The move has been discussed since 2016, according to Councilmember Greg Casar. Casar credits the summer's protests as the catalyst for the change happening now.
"When it was discovered that there were unsound scientific practices at our DNA lab, when parts of the lab had to get shut down because they weren't meeting scientific quality standards, when it was discovered that there were decades of long backlogs of rape kits, we looked into how it is we could restructure our entire forensics department so that that could never happen again," Casar said.
The APD declined to comment ahead of Thursday's meeting; however, the head of the Austin Police Association supports the change too.
"I think it should have been done years ago," Ken Casaday said. "It gives a third eye, not a police eye, to the evidence that's being examined. It won't be coming from the police department; it will be coming from a neutral third party, which we support."

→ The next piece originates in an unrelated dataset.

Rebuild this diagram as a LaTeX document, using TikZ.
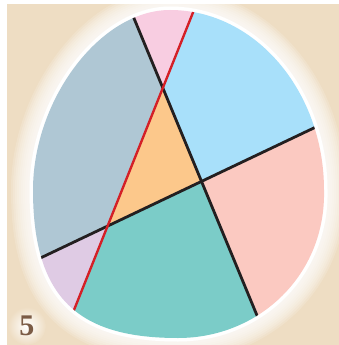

Casaday believes accusations of falsifying evidence and evidence tampering will end if the lab has its own leadership structure that does not fall under the umbrella and budget of Austin police. If the city council approves the measure on Thursday, it will reallocate the nearly $12 million earmarked in APD's budget for the lab into a Forensic Science Bureau.
The Survivor Justice Project also praises the idea. Co-founder Ana DeFrates said sexual assault survivors see the vote as a victory.
"It's been four or five years now that we have been saying the same things," DeFrates said. "Frankly, it shouldn't have been this difficult. It should not be this hard for survivors to be heard."
DeFrates founded Survivor Justice Project in 2016, shortly after the discovery of the backlog of rape kits. She believes separating the forensics lab from Austin police is the first step in improving the lab's performance.
"This move [Thursday] doesn't solve all the problems," DeFrates said. "It is a big step in the right direction, divesting $12 million from law enforcement and putting it into the hands of an independent department led by a scientist is the right move. We're are still going to be a whole group of people, including us, working to ensure that there are real mechanisms to communicate with that department, so that the community can be heard, so that people who have questions can have those questions answered. We're hopeful that that's more likely now than it was before."